Middle Minutes Adoration

There’s something that happens after you’ve spent some time in the fire — feeling the burn, the loss, even the risk of all that isn’t lost but could be in a flash (because you intimately begin to see the limit of all things, subjected to fire).

After a while there — a real-long while there — gratitude becomes the effect. Not an effort, but a result. You feel the finiteness of … everything, and so the small things that aren’t lost or returned to you feel like they enrapture you with gratitude. The half-buried snail shell, the monarch, tangled in winter, the slow-progressing child who somehow managed to read a sentence … all of these things could make you weep.

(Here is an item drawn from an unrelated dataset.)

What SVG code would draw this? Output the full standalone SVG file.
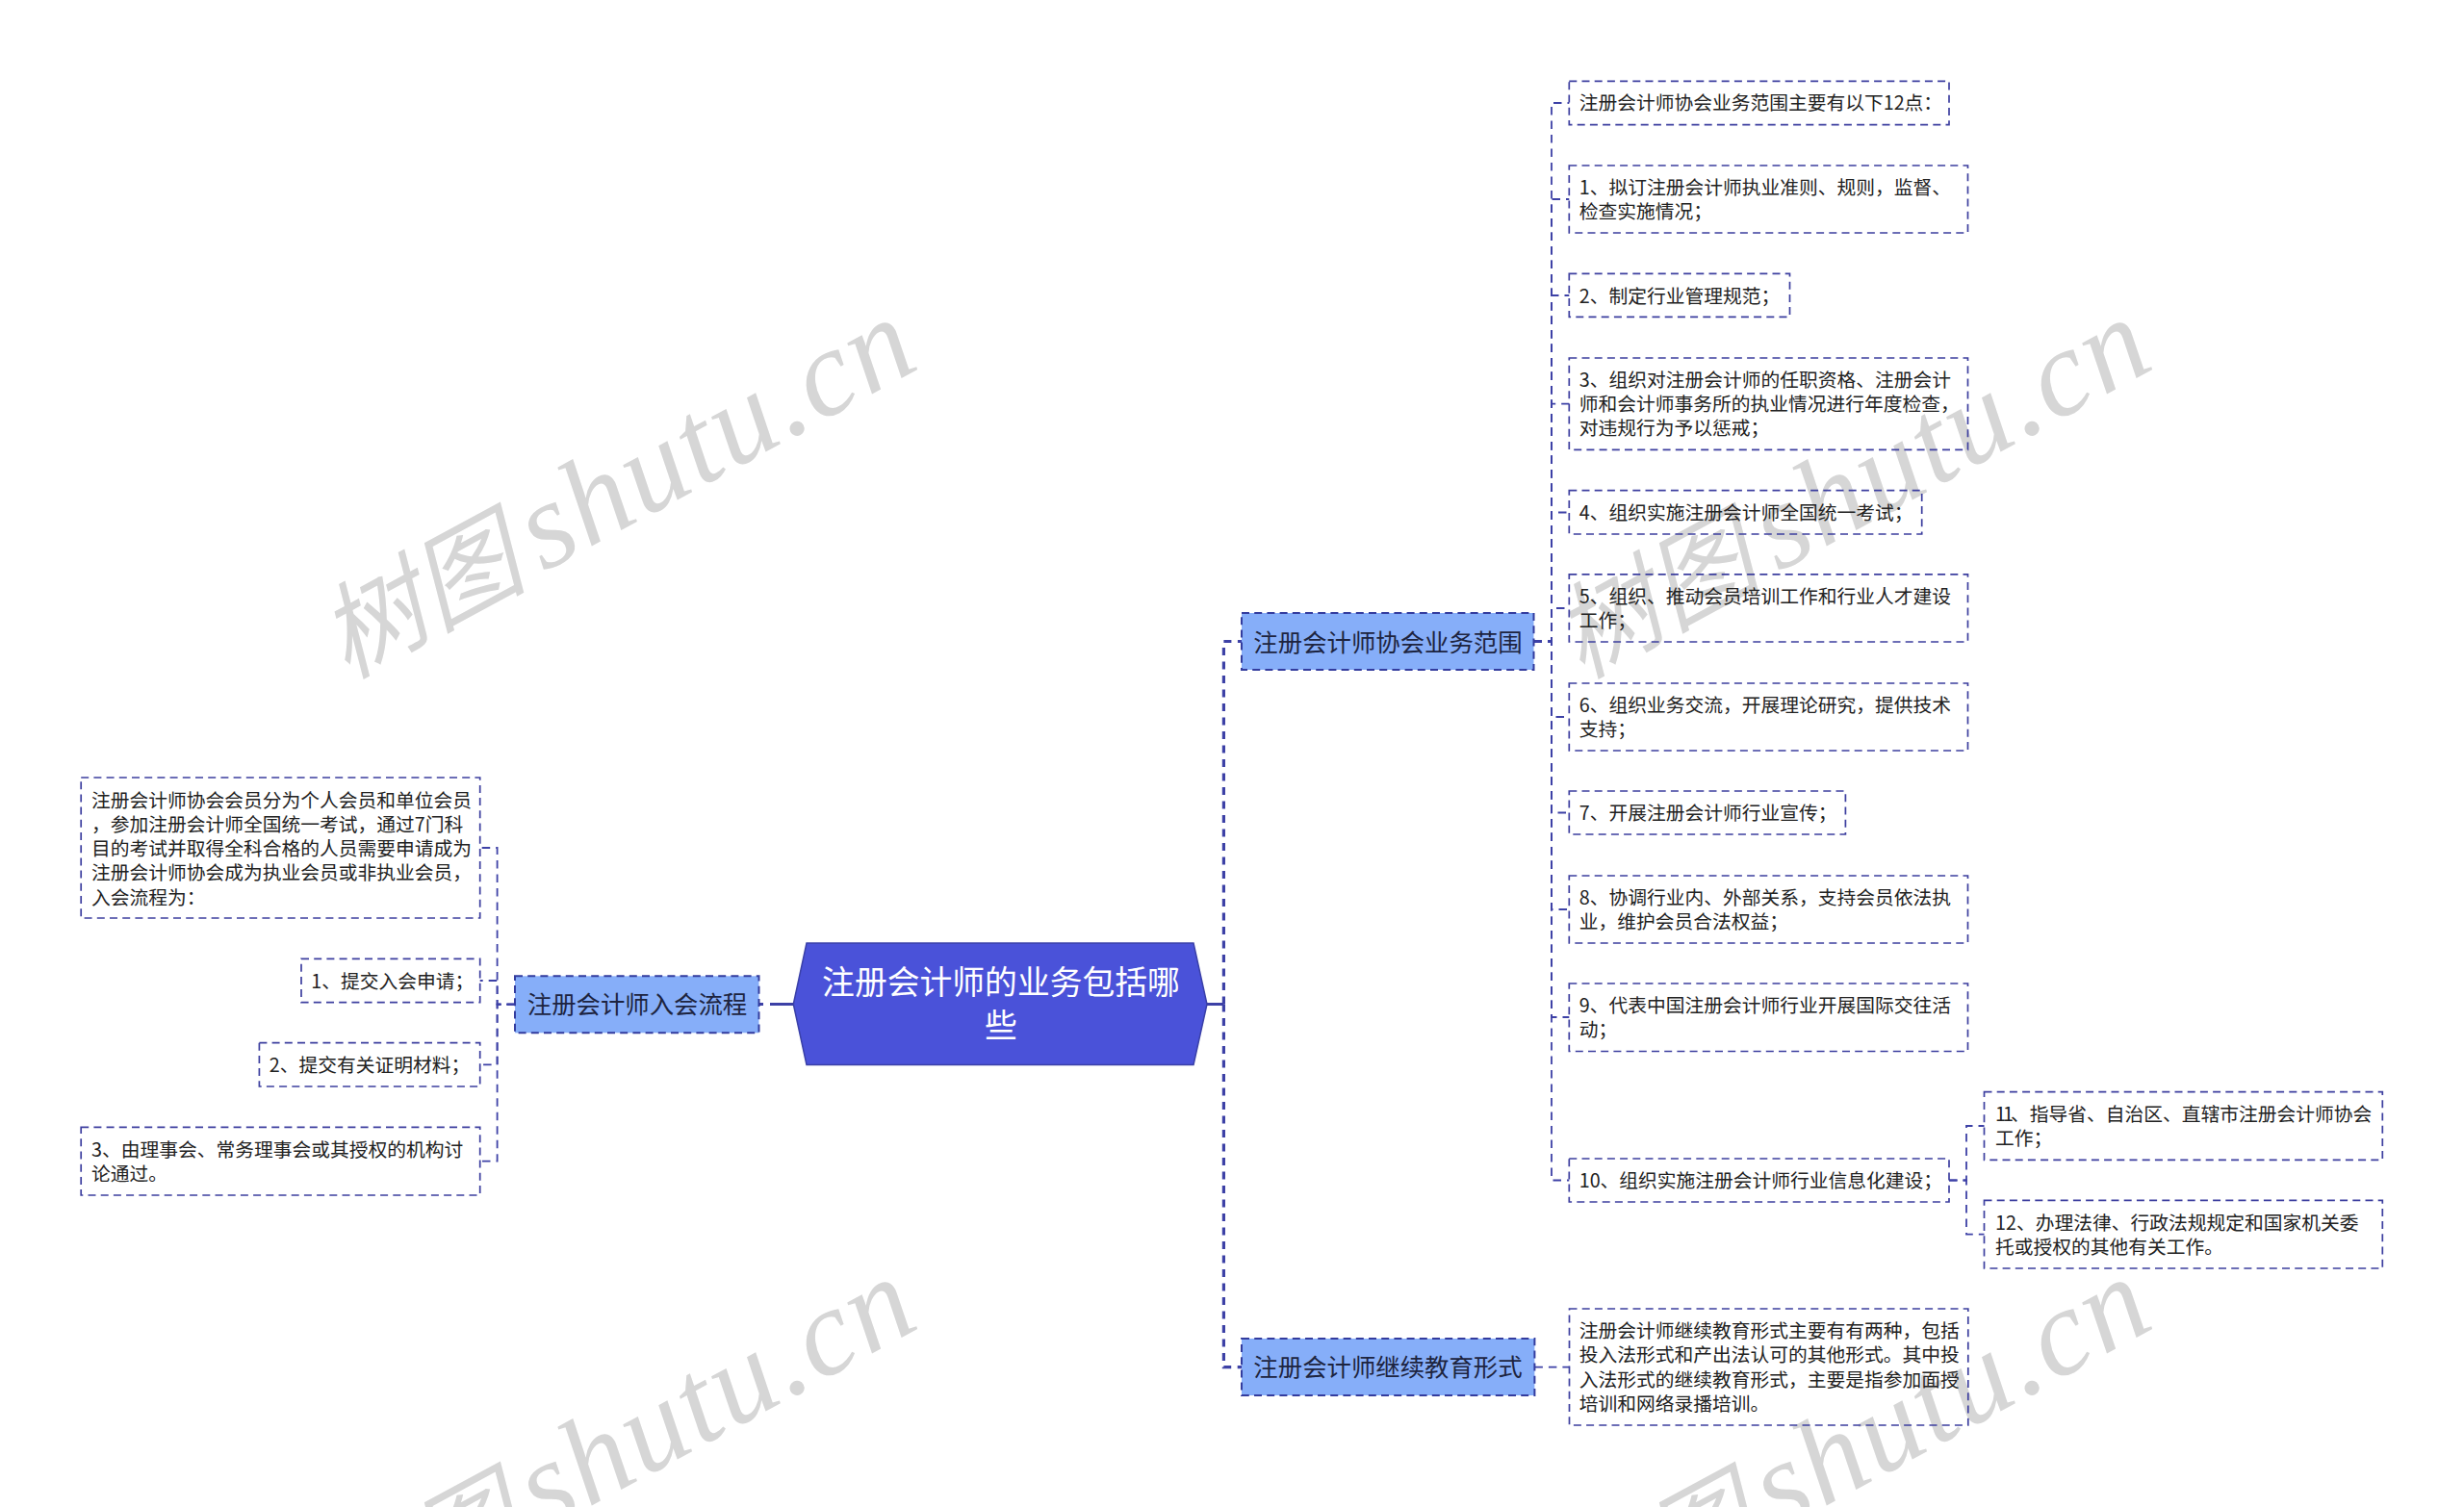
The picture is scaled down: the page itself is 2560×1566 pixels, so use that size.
<svg xmlns="http://www.w3.org/2000/svg" width="2560" height="1566" viewBox="0 0 2560 1566">
<style>
text{font-family:"Noto Sans CJK SC","Noto Sans",sans-serif}
.wm text{fill:#d6d6d6;font-style:italic}
.wm .cj{font-size:108px;font-family:"Noto Sans CJK SC",serif}
.wm .la{font-size:128px;letter-spacing:2.5px;font-family:"Liberation Serif",serif}
.leaf rect{fill:none;stroke:#3d3f9f;stroke-width:1.7;stroke-dasharray:8 5.2}
.leaf text{font-size:19.75px;fill:#222}
.branch rect{fill:#86aef9;stroke:#333c9e;stroke-width:2;stroke-dasharray:8 5.2}
.branch text{font-size:25.4px;fill:#1d2440;text-anchor:middle}
.root polygon{fill:#4a52d9;stroke:#3a40a8;stroke-width:1.5}
.root text{font-size:33.8px;fill:#fff;text-anchor:middle}
.c1,.c2,.c3{fill:none;stroke:#3d41a6}
.c1{stroke-width:3.2;stroke-dasharray:8 6.5}
.c2{stroke-width:1.8;stroke-dasharray:8.5 6}
.c3{stroke-width:3}
</style>
<rect width="2560" height="1566" fill="#fff"/>
<g id="watermarks" class="wm">
<g transform="translate(360,706) rotate(-28.5)"><text class="cj">树图</text><text class="la" x="233">shutu.cn</text></g>
<g transform="translate(1643,706) rotate(-28.5)"><text class="cj">树图</text><text class="la" x="233">shutu.cn</text></g>
<g transform="translate(360,1703) rotate(-28.5)"><text class="cj">树图</text><text class="la" x="233">shutu.cn</text></g>
<g transform="translate(1643,1703) rotate(-28.5)"><text class="cj">树图</text><text class="la" x="233">shutu.cn</text></g>
</g>
<g id="connectors">
<path class="c3" d="M1254,1043.5H1271.4"/>
<path class="c3" d="M824,1043.5H788.5" stroke-dasharray="24 7"/>
<path class="c1" d="M1271.4,1043.5V666.5H1290"/>
<path class="c1" d="M1271.4,1043.5V1420.7H1290"/>
<path class="c2" d="M535,1043.7H516.6V881H498.7"/>
<path class="c2" d="M535,1043.7H516.6V1019H498.7"/>
<path class="c2" d="M535,1043.7H516.6V1106.3H498.7"/>
<path class="c2" d="M535,1043.7H516.6V1206.7H498.7"/>
<path class="c2" d="M1593.5,666.5H1612V107H1630.3"/>
<path class="c2" d="M1593.5,666.5H1612V207H1630.3"/>
<path class="c2" d="M1593.5,666.5H1612V307H1630.3"/>
<path class="c2" d="M1593.5,666.5H1612V419.7H1630.3"/>
<path class="c2" d="M1593.5,666.5H1612V532.5H1630.3"/>
<path class="c2" d="M1593.5,666.5H1612V632H1630.3"/>
<path class="c2" d="M1593.5,666.5H1612V745H1630.3"/>
<path class="c2" d="M1593.5,666.5H1612V844.5H1630.3"/>
<path class="c2" d="M1593.5,666.5H1612V945H1630.3"/>
<path class="c2" d="M1593.5,666.5H1612V1057H1630.3"/>
<path class="c2" d="M1593.5,666.5H1612V1226.5H1630.3"/>
<path class="c2" d="M1594.4,1420.7H1630.5"/>
<path class="c2" d="M2025,1226.5H2043V1170H2061.5"/>
<path class="c2" d="M2025,1226.5H2043V1282.7H2061.5"/>
</g>
<g id="root" class="root">
<polygon points="824.3,1043.5 838,980 1240,980 1254,1043.5 1240,1106.5 838,1106.5"/>
<text x="1040" y="1033">注册会计师的业务包括哪</text>
<text x="1040" y="1078">些</text>
</g>
<g id="branch-join" class="branch">
<rect x="535" y="1014.3" width="253.5" height="59"/>
<text x="662" y="1052.8">注册会计师入会流程</text>
</g>
<g id="branch-scope" class="branch">
<rect x="1290" y="637" width="303.5" height="59"/>
<text x="1442" y="676.5">注册会计师协会业务范围</text>
</g>
<g id="branch-edu" class="branch">
<rect x="1290" y="1391" width="304.4" height="59"/>
<text x="1442" y="1430">注册会计师继续教育形式</text>
</g>
<g id="join-intro" class="leaf">
<rect x="84.2" y="808" width="414.5" height="146"/>
<text x="95" y="838.5">注册会计师协会会员分为个人会员和单位会员</text>
<text x="95" y="863.8">，参加注册会计师全国统一考试，通过7门科</text>
<text x="95" y="889.1">目的考试并取得全科合格的人员需要申请成为</text>
<text x="95" y="914.4">注册会计师协会成为执业会员或非执业会员，</text>
<text x="95" y="939.7">入会流程为：</text>
</g>
<g id="join-1" class="leaf">
<rect x="313" y="996.3" width="185.7" height="45.4"/>
<text x="323.2" y="1026.8">1、提交入会申请；</text>
</g>
<g id="join-2" class="leaf">
<rect x="269.4" y="1083.7" width="229.3" height="45.3"/>
<text x="279.7" y="1113.8">2、提交有关证明材料；</text>
</g>
<g id="join-3" class="leaf">
<rect x="84.2" y="1171.3" width="414.5" height="70.7"/>
<text x="95" y="1201.8">3、由理事会、常务理事会或其授权的机构讨</text>
<text x="95" y="1227.1">论通过。</text>
</g>
<g id="scope-0" class="leaf">
<rect x="1630.3" y="84.3" width="394.7" height="45.4"/>
<text x="1640.7" y="114.3">注册会计师协会业务范围主要有以下12点：</text>
</g>
<g id="scope-1" class="leaf">
<rect x="1630.3" y="172" width="414.2" height="70"/>
<text x="1640.7" y="201.8">1、拟订注册会计师执业准则、规则，监督、</text>
<text x="1640.7" y="227.1">检查实施情况；</text>
</g>
<g id="scope-2" class="leaf">
<rect x="1630.3" y="284.3" width="229.2" height="45"/>
<text x="1640.7" y="314.5">2、制定行业管理规范；</text>
</g>
<g id="scope-3" class="leaf">
<rect x="1630.3" y="372" width="414.2" height="95.3"/>
<text x="1640.7" y="401.8">3、组织对注册会计师的任职资格、注册会计</text>
<text x="1640.7" y="427.1">师和会计师事务所的执业情况进行年度检查，</text>
<text x="1640.7" y="452.4">对违规行为予以惩戒；</text>
</g>
<g id="scope-4" class="leaf">
<rect x="1630.3" y="509.7" width="366.4" height="45.3"/>
<text x="1640.7" y="539.8">4、组织实施注册会计师全国统一考试；</text>
</g>
<g id="scope-5" class="leaf">
<rect x="1630.3" y="596.8" width="414.2" height="70.2"/>
<text x="1640.7" y="626.8">5、组织、推动会员培训工作和行业人才建设</text>
<text x="1640.7" y="652.1">工作；</text>
</g>
<g id="scope-6" class="leaf">
<rect x="1630.3" y="710" width="414.2" height="70"/>
<text x="1640.7" y="739.8">6、组织业务交流，开展理论研究，提供技术</text>
<text x="1640.7" y="765.1">支持；</text>
</g>
<g id="scope-7" class="leaf">
<rect x="1630.3" y="822" width="287.1" height="45"/>
<text x="1640.7" y="852">7、开展注册会计师行业宣传；</text>
</g>
<g id="scope-8" class="leaf">
<rect x="1630.3" y="910" width="414.2" height="70"/>
<text x="1640.7" y="939.8">8、协调行业内、外部关系，支持会员依法执</text>
<text x="1640.7" y="965.1">业，维护会员合法权益；</text>
</g>
<g id="scope-9" class="leaf">
<rect x="1630.3" y="1022" width="414.2" height="70.5"/>
<text x="1640.7" y="1051.8">9、代表中国注册会计师行业开展国际交往活</text>
<text x="1640.7" y="1077.1">动；</text>
</g>
<g id="scope-10" class="leaf">
<rect x="1630.3" y="1204" width="394.7" height="45"/>
<text x="1640.7" y="1233.8">10、组织实施注册会计师行业信息化建设；</text>
</g>
<g id="scope-11" class="leaf">
<rect x="2061.5" y="1134.7" width="413.8" height="70.6"/>
<text x="2073" y="1164.8"><tspan letter-spacing="-3">11</tspan>、指导省、自治区、直辖市注册会计师协会</text>
<text x="2073" y="1190.1">工作；</text>
</g>
<g id="scope-12" class="leaf">
<rect x="2061.5" y="1247.3" width="413.8" height="70.7"/>
<text x="2073" y="1277.8">12、办理法律、行政法规规定和国家机关委</text>
<text x="2073" y="1303.1">托或授权的其他有关工作。</text>
</g>
<g id="edu-0" class="leaf">
<rect x="1630.5" y="1360" width="414.3" height="121"/>
<text x="1640.7" y="1390">注册会计师继续教育形式主要有有两种，包括</text>
<text x="1640.7" y="1415.3">投入法形式和产出法认可的其他形式。其中投</text>
<text x="1640.7" y="1440.6">入法形式的继续教育形式，主要是指参加面授</text>
<text x="1640.7" y="1465.9">培训和网络录播培训。</text>
</g>
</svg>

I realize only a small segment of us have elements of our life fire *behind* us (it seems His fire burns long these days, doesn’t it?), but it’s worth writing for those still in the fire or those, like me, wanting to consider it: over time, the fire doesn’t feel as hot. (Sometimes a real long time.) It just doesn’t. And you start to see through to the other side, and it’s as if your eyes can see for the first time.

We spent half of January celebrating that the fire is now (for this moment) at our heels, not in our face, and celebrating all that the Lord did while we were in it. And one of the most remarkable things to me on this paradise island where whales breached in the cerulean water, and the sun always shone, and every sunset was its own performance … were the monarchs in January.

Yes, the flitting monarchs. The tiny monarchs.

Friends, the fire of life doesn’t just burn needlessly … I promise. I know some of you are in it, and you’re sure it does and it will. But God changes how you see and what you see there. He makes the small (of Himself and His world) very, very big — in ways where you can’t ever unsee it.